+++ Data section +++

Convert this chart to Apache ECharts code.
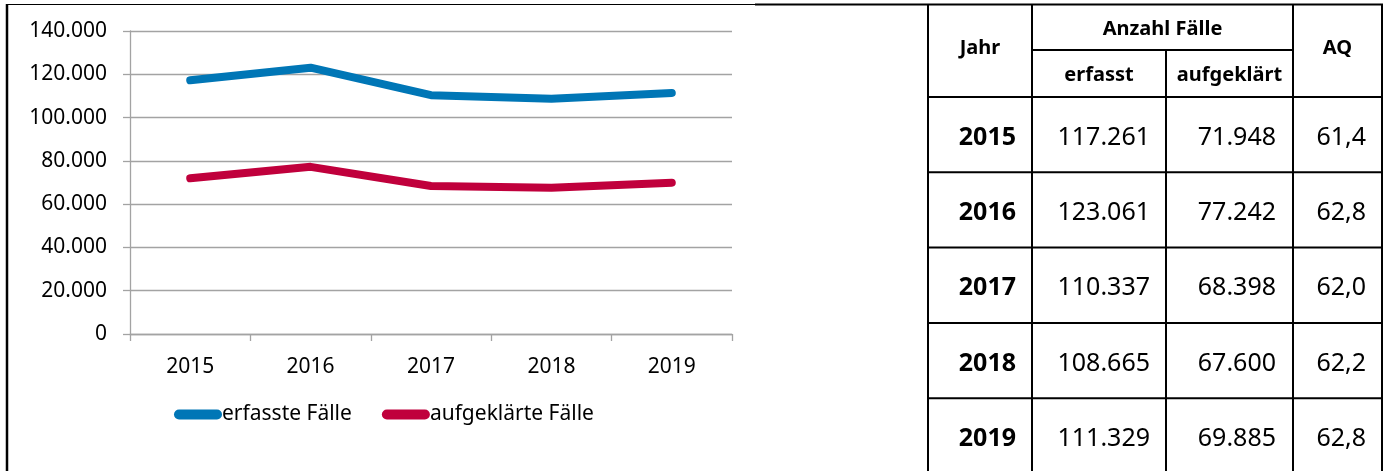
<!DOCTYPE html>
<html>
<head>
<meta charset="utf-8">
<script src="https://cdn.jsdelivr.net/npm/echarts@6/dist/echarts.min.js"></script>
<style>
html,body{margin:0;padding:0;background:#fff;}
#c{width:1387px;height:471px;}
</style>
</head>
<body>
<div id="c"></div>
<script>
var years = ['2015', '2016', '2017', '2018', '2019'];
var erfasst = [117261, 123061, 110337, 108665, 111329];
var aufgeklaert = [71948, 77242, 68398, 67600, 69885];
var aq = ['61,4', '62,8', '62,0', '62,2', '62,8'];
var seriesNames = ['erfasste Fälle', 'aufgeklärte Fälle'];
var headerTop = 'Anzahl Fälle';
var headerCols = ['Jahr', 'erfasst', 'aufgeklärt', 'AQ'];
var yTicks = [0, 20000, 40000, 60000, 80000, 100000, 120000, 140000];

function fmt(v) {
  return String(v).replace(/\B(?=(\d{3})+(?!\d))/g, '.');
}

var FONT = '"Noto Sans", "Open Sans", sans-serif';
var chart = echarts.init(document.getElementById('c'));

// table geometry
var colX = [928, 1032, 1166, 1293, 1382];
var hdrMid = 50, hdrBot = 97, rowH = 75.3, tTop = 5;
var graphics = [];
function line(x1, y1, x2, y2, w) {
  graphics.push({type: 'line', shape: {x1: x1, y1: y1, x2: x2, y2: y2},
    style: {stroke: '#000', lineWidth: w || 2}, silent: true});
}
function txt(x, y, s, align, size, bold) {
  graphics.push({type: 'text', x: x, y: y, silent: true,
    style: {text: s, fill: '#000', align: align, verticalAlign: 'middle',
      font: (bold ? 'bold ' : '') + size + 'px ' + FONT}});
}
// outer frame of chart area
line(7, 4, 7, 471, 2.5);
line(6, 4.5, 755, 4.5, 1.2);
line(755, 4.5, 1383, 4.5, 2.2);
// table grid
var tBot = hdrBot + rowH * years.length;
line(colX[0], tTop, colX[0], tBot, 2);
line(colX[1], tTop, colX[1], tBot, 2);
line(colX[2], hdrMid, colX[2], tBot, 2);
line(colX[3], tTop, colX[3], tBot, 2);
line(colX[4], tTop, colX[4], tBot, 2);
line(colX[1], hdrMid, colX[3], hdrMid, 2);
for (var r = 0; r <= years.length; r++) line(colX[0], hdrBot + rowH * r, colX[4], hdrBot + rowH * r, 2);
// headers
txt((colX[0] + colX[1]) / 2, 48, headerCols[0], 'center', 20, true);
txt((colX[1] + colX[3]) / 2, 29, headerTop, 'center', 20, true);
txt((colX[1] + colX[2]) / 2, 75, headerCols[1], 'center', 20, true);
txt((colX[2] + colX[3]) / 2, 75, headerCols[2], 'center', 20, true);
txt((colX[3] + colX[4]) / 2, 48, headerCols[3], 'center', 20, true);
// data rows
for (var k = 0; k < years.length; k++) {
  var cy = hdrBot + rowH * k + rowH / 2 + 3;
  txt(colX[1] - 16, cy, years[k], 'right', 25, true);
  txt(colX[2] - 16, cy, fmt(erfasst[k]), 'right', 25, false);
  txt(colX[3] - 17, cy, fmt(aufgeklaert[k]), 'right', 25, false);
  txt(colX[4] - 16, cy, aq[k], 'right', 25, false);
}

var legendIcon = 'path://M5,0 L43,0 A5,5 0 0 1 43,10 L5,10 A5,5 0 0 1 5,0 Z';
var gridColor = '#a3a3a3';

chart.setOption({
  animation: false,
  backgroundColor: '#fff',
  textStyle: {fontFamily: FONT},
  grid: {left: 130, right: 655, top: 31, bottom: 137, containLabel: false},
  legend: {
    left: 169, top: 399,
    icon: legendIcon,
    itemWidth: 48, itemHeight: 10, itemGap: 30,
    textStyle: {fontSize: 21, color: '#000', fontFamily: FONT, padding: [0, 0, 0, -5]},
    data: seriesNames
  },
  xAxis: {
    type: 'category', data: years, boundaryGap: true,
    axisLine: {lineStyle: {color: gridColor, width: 1.3}},
    axisTick: {show: true, length: 7, alignWithLabel: false, lineStyle: {color: gridColor, width: 1.3}},
    axisLabel: {fontSize: 21, color: '#000', margin: 23, fontFamily: FONT}
  },
  yAxis: {
    type: 'value', min: 0, max: 140000, interval: 20000,
    axisLine: {show: true, lineStyle: {color: gridColor, width: 1.3}},
    axisTick: {show: true, length: 7, lineStyle: {color: gridColor, width: 1.3}},
    splitLine: {lineStyle: {color: gridColor, width: 1.3}},
    axisLabel: {fontSize: 21, color: '#000', margin: 23, fontFamily: FONT,
      formatter: function (v) { return yTicks.indexOf(v) >= 0 ? fmt(v) : ''; }}
  },
  series: [
    {name: seriesNames[0], type: 'line', data: erfasst, showSymbol: false, symbol: 'none',
      color: '#0076b6', lineStyle: {width: 8, color: '#0076b6', cap: 'round', join: 'round'}},
    {name: seriesNames[1], type: 'line', data: aufgeklaert, showSymbol: false, symbol: 'none',
      color: '#c0003c', lineStyle: {width: 8, color: '#c0003c', cap: 'round', join: 'round'}}
  ],
  graphic: graphics
});
</script>
</body>
</html>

+++

Exercise objective.
In the copy, include no pictures; restate the listing above exactly.

Solution for this problem.
Convert this chart to Apache ECharts code.
<!DOCTYPE html>
<html>
<head>
<meta charset="utf-8">
<script src="https://cdn.jsdelivr.net/npm/echarts@6/dist/echarts.min.js"></script>
<style>
html,body{margin:0;padding:0;background:#fff;}
#c{width:1387px;height:471px;}
</style>
</head>
<body>
<div id="c"></div>
<script>
var years = ['2015', '2016', '2017', '2018', '2019'];
var erfasst = [117261, 123061, 110337, 108665, 111329];
var aufgeklaert = [71948, 77242, 68398, 67600, 69885];
var aq = ['61,4', '62,8', '62,0', '62,2', '62,8'];
var seriesNames = ['erfasste Fälle', 'aufgeklärte Fälle'];
var headerTop = 'Anzahl Fälle';
var headerCols = ['Jahr', 'erfasst', 'aufgeklärt', 'AQ'];
var yTicks = [0, 20000, 40000, 60000, 80000, 100000, 120000, 140000];

function fmt(v) {
  return String(v).replace(/\B(?=(\d{3})+(?!\d))/g, '.');
}

var FONT = '"Noto Sans", "Open Sans", sans-serif';
var chart = echarts.init(document.getElementById('c'));

// table geometry
var colX = [928, 1032, 1166, 1293, 1382];
var hdrMid = 50, hdrBot = 97, rowH = 75.3, tTop = 5;
var graphics = [];
function line(x1, y1, x2, y2, w) {
  graphics.push({type: 'line', shape: {x1: x1, y1: y1, x2: x2, y2: y2},
    style: {stroke: '#000', lineWidth: w || 2}, silent: true});
}
function txt(x, y, s, align, size, bold) {
  graphics.push({type: 'text', x: x, y: y, silent: true,
    style: {text: s, fill: '#000', align: align, verticalAlign: 'middle',
      font: (bold ? 'bold ' : '') + size + 'px ' + FONT}});
}
// outer frame of chart area
line(7, 4, 7, 471, 2.5);
line(6, 4.5, 755, 4.5, 1.2);
line(755, 4.5, 1383, 4.5, 2.2);
// table grid
var tBot = hdrBot + rowH * years.length;
line(colX[0], tTop, colX[0], tBot, 2);
line(colX[1], tTop, colX[1], tBot, 2);
line(colX[2], hdrMid, colX[2], tBot, 2);
line(colX[3], tTop, colX[3], tBot, 2);
line(colX[4], tTop, colX[4], tBot, 2);
line(colX[1], hdrMid, colX[3], hdrMid, 2);
for (var r = 0; r <= years.length; r++) line(colX[0], hdrBot + rowH * r, colX[4], hdrBot + rowH * r, 2);
// headers
txt((colX[0] + colX[1]) / 2, 48, headerCols[0], 'center', 20, true);
txt((colX[1] + colX[3]) / 2, 29, headerTop, 'center', 20, true);
txt((colX[1] + colX[2]) / 2, 75, headerCols[1], 'center', 20, true);
txt((colX[2] + colX[3]) / 2, 75, headerCols[2], 'center', 20, true);
txt((colX[3] + colX[4]) / 2, 48, headerCols[3], 'center', 20, true);
// data rows
for (var k = 0; k < years.length; k++) {
  var cy = hdrBot + rowH * k + rowH / 2 + 3;
  txt(colX[1] - 16, cy, years[k], 'right', 25, true);
  txt(colX[2] - 16, cy, fmt(erfasst[k]), 'right', 25, false);
  txt(colX[3] - 17, cy, fmt(aufgeklaert[k]), 'right', 25, false);
  txt(colX[4] - 16, cy, aq[k], 'right', 25, false);
}

var legendIcon = 'path://M5,0 L43,0 A5,5 0 0 1 43,10 L5,10 A5,5 0 0 1 5,0 Z';
var gridColor = '#a3a3a3';

chart.setOption({
  animation: false,
  backgroundColor: '#fff',
  textStyle: {fontFamily: FONT},
  grid: {left: 130, right: 655, top: 31, bottom: 137, containLabel: false},
  legend: {
    left: 169, top: 399,
    icon: legendIcon,
    itemWidth: 48, itemHeight: 10, itemGap: 30,
    textStyle: {fontSize: 21, color: '#000', fontFamily: FONT, padding: [0, 0, 0, -5]},
    data: seriesNames
  },
  xAxis: {
    type: 'category', data: years, boundaryGap: true,
    axisLine: {lineStyle: {color: gridColor, width: 1.3}},
    axisTick: {show: true, length: 7, alignWithLabel: false, lineStyle: {color: gridColor, width: 1.3}},
    axisLabel: {fontSize: 21, color: '#000', margin: 23, fontFamily: FONT}
  },
  yAxis: {
    type: 'value', min: 0, max: 140000, interval: 20000,
    axisLine: {show: true, lineStyle: {color: gridColor, width: 1.3}},
    axisTick: {show: true, length: 7, lineStyle: {color: gridColor, width: 1.3}},
    splitLine: {lineStyle: {color: gridColor, width: 1.3}},
    axisLabel: {fontSize: 21, color: '#000', margin: 23, fontFamily: FONT,
      formatter: function (v) { return yTicks.indexOf(v) >= 0 ? fmt(v) : ''; }}
  },
  series: [
    {name: seriesNames[0], type: 'line', data: erfasst, showSymbol: false, symbol: 'none',
      color: '#0076b6', lineStyle: {width: 8, color: '#0076b6', cap: 'round', join: 'round'}},
    {name: seriesNames[1], type: 'line', data: aufgeklaert, showSymbol: false, symbol: 'none',
      color: '#c0003c', lineStyle: {width: 8, color: '#c0003c', cap: 'round', join: 'round'}}
  ],
  graphic: graphics
});
</script>
</body>
</html>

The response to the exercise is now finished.